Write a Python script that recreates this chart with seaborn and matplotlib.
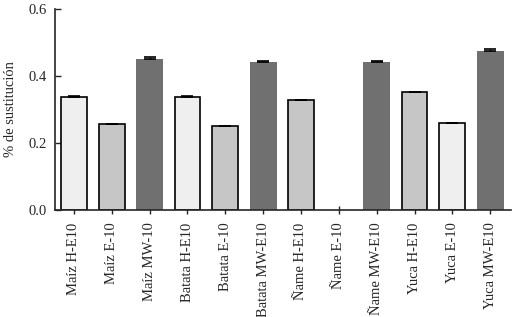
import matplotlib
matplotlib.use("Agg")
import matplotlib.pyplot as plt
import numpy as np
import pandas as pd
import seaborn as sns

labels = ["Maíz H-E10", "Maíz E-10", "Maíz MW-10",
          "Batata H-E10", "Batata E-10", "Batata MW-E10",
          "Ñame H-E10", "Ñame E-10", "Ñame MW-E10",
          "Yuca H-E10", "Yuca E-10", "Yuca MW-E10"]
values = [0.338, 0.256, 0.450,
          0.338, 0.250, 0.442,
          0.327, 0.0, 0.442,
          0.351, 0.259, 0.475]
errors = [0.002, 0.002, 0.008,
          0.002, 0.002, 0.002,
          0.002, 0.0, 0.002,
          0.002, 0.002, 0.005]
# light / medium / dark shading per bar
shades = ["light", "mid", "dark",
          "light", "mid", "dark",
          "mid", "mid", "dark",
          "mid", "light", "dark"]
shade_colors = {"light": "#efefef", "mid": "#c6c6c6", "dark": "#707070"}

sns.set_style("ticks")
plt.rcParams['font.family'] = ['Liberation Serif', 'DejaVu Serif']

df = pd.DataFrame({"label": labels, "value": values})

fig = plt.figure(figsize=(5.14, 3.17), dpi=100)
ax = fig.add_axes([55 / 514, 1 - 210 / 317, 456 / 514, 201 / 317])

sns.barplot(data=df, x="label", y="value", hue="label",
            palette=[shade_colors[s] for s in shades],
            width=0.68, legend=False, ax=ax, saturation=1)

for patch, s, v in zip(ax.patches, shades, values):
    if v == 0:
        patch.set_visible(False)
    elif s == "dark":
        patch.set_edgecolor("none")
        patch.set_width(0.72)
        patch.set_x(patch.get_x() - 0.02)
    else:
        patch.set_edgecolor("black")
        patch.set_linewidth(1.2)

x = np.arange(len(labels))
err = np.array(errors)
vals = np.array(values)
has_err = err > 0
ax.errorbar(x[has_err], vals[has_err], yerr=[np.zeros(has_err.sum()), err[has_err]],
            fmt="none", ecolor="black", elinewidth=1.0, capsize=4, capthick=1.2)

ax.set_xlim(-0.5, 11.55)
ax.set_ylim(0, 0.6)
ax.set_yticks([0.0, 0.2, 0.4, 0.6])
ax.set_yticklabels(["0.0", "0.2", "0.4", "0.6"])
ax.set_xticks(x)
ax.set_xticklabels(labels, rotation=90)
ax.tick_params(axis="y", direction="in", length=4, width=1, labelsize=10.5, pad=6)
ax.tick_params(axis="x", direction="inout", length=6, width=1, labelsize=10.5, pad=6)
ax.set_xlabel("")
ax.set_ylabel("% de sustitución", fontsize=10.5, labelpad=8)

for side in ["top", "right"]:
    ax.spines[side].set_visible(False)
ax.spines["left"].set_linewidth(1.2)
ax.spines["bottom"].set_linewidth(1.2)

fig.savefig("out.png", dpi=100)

= Written instruction =
Look at the listing and set down only the lines from its start through the line with "import seaborn as sns", word for word and without pictures.

= Reply =
Write a Python script that recreates this chart with seaborn and matplotlib.
import matplotlib
matplotlib.use("Agg")
import matplotlib.pyplot as plt
import numpy as np
import pandas as pd
import seaborn as sns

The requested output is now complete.